Both boundary lines count: repeat, exactly and alone, the lines from the one containing "Give me the" to the one containing "Chart.register(...registerables);", with pictures left out.
[BEGIN Records shown]
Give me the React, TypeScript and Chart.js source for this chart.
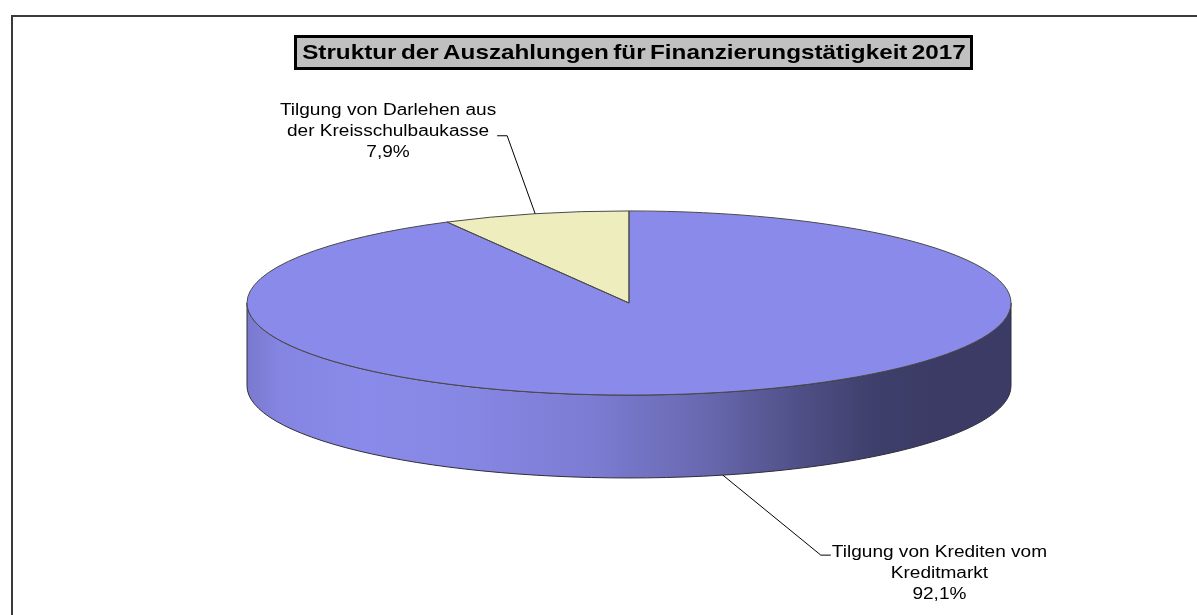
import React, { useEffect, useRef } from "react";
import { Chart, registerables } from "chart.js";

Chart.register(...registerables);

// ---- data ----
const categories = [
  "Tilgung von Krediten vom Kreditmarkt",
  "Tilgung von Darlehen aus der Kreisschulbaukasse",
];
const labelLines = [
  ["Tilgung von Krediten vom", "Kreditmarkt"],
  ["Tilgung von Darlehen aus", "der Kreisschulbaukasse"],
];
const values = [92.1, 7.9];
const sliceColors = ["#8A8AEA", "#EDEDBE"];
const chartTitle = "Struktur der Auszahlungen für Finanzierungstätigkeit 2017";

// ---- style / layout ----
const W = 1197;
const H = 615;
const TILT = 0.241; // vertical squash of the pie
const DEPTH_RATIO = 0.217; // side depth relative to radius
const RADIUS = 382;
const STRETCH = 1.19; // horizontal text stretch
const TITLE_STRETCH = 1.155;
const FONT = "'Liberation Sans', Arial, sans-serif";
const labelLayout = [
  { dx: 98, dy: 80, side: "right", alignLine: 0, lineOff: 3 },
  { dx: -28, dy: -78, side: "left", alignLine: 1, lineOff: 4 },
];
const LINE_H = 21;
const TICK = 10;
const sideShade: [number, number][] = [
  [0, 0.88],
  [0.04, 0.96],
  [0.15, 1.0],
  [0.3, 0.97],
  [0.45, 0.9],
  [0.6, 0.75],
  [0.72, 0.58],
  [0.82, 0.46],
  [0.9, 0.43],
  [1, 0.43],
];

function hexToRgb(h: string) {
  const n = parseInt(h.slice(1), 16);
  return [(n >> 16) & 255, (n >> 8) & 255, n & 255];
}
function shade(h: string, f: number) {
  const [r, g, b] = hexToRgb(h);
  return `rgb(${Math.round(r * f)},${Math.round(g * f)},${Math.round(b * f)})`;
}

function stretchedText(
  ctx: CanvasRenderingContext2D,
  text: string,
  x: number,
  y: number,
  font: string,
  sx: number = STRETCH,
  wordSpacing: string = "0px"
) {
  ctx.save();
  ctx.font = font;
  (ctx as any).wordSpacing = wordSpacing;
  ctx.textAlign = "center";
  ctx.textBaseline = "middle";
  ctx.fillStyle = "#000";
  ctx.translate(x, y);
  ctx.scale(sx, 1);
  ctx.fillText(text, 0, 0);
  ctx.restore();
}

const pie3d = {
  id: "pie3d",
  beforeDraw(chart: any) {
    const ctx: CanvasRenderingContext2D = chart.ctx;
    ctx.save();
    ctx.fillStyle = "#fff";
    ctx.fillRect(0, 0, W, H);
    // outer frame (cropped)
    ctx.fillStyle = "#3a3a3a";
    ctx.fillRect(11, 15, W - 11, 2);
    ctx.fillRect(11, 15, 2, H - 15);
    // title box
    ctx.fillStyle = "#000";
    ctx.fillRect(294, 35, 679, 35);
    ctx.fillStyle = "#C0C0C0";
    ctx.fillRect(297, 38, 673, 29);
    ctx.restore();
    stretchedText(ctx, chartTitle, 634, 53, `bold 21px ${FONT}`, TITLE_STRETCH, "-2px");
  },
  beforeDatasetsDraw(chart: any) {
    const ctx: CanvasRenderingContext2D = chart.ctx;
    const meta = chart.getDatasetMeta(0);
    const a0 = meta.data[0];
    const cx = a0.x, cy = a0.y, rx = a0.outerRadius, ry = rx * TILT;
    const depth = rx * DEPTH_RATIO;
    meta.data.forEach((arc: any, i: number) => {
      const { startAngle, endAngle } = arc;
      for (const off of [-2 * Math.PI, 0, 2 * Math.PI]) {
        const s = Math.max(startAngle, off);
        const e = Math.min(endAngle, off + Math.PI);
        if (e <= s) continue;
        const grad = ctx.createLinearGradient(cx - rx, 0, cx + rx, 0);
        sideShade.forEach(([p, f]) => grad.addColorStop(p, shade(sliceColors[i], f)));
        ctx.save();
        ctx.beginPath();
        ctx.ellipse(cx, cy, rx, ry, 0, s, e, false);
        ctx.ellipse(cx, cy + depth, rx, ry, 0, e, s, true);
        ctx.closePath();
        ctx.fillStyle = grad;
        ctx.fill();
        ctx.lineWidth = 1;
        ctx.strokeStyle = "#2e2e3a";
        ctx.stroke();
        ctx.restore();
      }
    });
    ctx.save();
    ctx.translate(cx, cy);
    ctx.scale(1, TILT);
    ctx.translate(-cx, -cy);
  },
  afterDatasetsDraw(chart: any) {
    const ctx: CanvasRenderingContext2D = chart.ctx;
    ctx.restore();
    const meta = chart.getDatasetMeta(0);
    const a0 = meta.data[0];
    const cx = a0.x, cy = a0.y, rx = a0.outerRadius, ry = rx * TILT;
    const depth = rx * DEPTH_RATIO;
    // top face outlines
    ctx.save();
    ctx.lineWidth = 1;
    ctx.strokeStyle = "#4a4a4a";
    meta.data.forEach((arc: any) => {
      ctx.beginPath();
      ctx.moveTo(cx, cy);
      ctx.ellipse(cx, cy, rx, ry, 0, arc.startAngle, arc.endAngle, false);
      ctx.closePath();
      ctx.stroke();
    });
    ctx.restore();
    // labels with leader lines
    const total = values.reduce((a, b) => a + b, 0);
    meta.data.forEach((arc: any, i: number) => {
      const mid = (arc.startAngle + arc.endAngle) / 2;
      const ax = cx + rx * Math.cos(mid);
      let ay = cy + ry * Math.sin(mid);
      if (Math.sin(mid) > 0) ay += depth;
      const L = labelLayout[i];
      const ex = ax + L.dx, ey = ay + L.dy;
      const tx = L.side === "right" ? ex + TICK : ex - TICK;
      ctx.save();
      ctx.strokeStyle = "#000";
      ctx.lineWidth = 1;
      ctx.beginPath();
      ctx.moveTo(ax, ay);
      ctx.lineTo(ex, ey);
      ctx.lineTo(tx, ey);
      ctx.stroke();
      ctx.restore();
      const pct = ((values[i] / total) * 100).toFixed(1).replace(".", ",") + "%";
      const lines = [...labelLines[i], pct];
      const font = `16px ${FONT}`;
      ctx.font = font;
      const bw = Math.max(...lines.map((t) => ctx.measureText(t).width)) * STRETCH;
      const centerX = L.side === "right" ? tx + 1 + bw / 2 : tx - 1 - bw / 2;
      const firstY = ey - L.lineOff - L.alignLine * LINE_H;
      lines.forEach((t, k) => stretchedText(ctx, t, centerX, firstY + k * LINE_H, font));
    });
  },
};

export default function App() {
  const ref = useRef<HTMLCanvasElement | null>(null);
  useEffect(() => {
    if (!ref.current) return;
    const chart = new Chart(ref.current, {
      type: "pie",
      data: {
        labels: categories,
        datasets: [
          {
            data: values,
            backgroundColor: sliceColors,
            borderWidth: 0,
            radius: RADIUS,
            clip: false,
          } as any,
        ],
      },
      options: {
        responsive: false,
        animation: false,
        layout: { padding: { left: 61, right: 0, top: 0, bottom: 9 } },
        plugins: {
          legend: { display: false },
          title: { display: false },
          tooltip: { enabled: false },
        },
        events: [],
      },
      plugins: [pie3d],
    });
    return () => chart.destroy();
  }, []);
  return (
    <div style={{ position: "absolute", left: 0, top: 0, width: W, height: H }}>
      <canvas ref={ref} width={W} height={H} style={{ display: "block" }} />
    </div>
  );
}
[END Records shown]
[BEGIN Records shown]
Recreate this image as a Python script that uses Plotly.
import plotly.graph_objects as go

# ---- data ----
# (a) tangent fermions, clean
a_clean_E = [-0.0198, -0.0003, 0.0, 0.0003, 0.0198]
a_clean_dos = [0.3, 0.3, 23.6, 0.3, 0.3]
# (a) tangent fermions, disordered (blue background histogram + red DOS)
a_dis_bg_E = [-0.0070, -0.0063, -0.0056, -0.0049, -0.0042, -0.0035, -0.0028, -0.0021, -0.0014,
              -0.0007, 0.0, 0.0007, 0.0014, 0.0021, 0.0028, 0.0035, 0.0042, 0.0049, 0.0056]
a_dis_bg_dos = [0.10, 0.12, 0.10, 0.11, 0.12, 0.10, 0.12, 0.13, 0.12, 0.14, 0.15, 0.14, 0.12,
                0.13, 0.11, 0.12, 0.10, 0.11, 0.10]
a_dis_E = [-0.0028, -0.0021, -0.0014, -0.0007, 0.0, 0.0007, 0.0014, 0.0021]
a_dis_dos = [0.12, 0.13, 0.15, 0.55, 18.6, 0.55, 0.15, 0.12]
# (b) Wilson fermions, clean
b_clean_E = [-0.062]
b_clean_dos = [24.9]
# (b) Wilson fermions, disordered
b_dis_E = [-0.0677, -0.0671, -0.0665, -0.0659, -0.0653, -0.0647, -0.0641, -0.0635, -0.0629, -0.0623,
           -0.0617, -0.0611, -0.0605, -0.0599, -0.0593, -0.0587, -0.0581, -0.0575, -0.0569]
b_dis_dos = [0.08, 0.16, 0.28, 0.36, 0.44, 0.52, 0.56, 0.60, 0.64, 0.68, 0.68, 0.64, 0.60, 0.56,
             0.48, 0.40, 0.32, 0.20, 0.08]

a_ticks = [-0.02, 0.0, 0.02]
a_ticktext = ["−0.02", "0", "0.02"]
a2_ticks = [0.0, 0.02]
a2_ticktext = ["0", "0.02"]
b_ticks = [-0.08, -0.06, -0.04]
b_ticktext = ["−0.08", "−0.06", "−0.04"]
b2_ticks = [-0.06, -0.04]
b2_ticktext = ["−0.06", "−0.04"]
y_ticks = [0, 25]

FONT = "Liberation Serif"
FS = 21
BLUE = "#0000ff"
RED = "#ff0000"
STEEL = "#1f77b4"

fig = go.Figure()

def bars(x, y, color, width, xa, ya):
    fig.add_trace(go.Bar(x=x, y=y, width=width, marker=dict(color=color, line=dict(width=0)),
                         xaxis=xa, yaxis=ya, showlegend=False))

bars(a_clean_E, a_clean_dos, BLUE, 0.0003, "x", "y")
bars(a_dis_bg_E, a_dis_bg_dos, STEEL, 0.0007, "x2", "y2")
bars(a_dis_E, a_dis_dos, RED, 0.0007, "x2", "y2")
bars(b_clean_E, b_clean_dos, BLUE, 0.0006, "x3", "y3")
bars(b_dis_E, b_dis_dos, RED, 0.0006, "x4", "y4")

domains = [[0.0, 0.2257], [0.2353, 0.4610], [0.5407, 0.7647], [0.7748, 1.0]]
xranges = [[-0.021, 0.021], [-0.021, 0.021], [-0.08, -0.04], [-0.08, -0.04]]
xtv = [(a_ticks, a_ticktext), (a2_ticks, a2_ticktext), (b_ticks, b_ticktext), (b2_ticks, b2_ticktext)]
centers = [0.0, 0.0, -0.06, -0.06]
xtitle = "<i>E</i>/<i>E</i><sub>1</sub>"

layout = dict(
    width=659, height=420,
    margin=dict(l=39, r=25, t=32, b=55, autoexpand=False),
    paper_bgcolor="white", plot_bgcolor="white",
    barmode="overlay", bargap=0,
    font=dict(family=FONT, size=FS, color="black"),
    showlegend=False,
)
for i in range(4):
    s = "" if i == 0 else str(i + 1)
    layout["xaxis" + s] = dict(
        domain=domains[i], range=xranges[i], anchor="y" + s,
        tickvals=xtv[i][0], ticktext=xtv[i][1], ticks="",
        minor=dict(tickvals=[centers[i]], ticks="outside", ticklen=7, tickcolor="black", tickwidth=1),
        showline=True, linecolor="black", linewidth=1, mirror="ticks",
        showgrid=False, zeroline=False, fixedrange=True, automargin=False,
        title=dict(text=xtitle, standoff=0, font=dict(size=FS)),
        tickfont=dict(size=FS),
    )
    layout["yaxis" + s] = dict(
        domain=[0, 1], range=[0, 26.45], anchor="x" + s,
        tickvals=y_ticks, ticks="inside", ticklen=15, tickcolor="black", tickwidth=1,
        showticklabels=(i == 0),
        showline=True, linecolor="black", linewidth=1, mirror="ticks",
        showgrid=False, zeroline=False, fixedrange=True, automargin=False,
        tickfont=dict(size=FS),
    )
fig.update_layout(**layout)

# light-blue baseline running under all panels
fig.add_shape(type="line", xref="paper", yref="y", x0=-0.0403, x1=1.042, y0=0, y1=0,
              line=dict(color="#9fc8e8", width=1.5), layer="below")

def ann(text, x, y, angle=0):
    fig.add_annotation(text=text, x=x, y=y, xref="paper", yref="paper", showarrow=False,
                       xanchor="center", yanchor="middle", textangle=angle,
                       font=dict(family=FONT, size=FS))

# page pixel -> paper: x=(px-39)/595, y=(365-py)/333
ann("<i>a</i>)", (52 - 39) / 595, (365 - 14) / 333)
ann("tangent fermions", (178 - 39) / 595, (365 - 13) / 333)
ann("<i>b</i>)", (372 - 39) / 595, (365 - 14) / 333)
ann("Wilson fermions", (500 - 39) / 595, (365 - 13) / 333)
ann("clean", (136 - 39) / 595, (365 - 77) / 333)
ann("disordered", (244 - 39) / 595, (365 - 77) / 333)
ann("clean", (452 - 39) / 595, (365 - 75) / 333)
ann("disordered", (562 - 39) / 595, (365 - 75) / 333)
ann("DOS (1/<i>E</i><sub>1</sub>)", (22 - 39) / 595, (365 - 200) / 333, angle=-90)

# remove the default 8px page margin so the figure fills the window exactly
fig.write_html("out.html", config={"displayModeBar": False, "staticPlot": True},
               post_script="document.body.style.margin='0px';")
[END Records shown]
[BEGIN Records shown]
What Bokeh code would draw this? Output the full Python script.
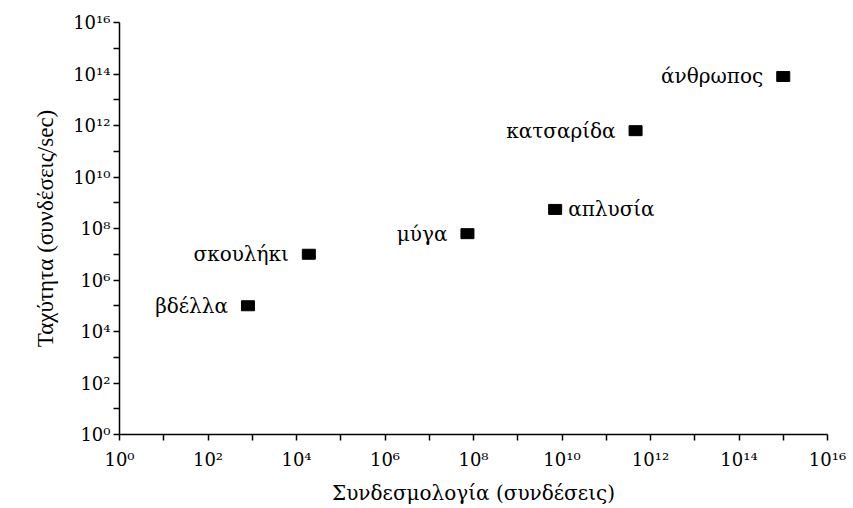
[END Records shown]
__Exercise solution__
Give me the React, TypeScript and Chart.js source for this chart.
import React, { useEffect, useRef } from "react";
import { Chart, registerables } from "chart.js";

Chart.register(...registerables);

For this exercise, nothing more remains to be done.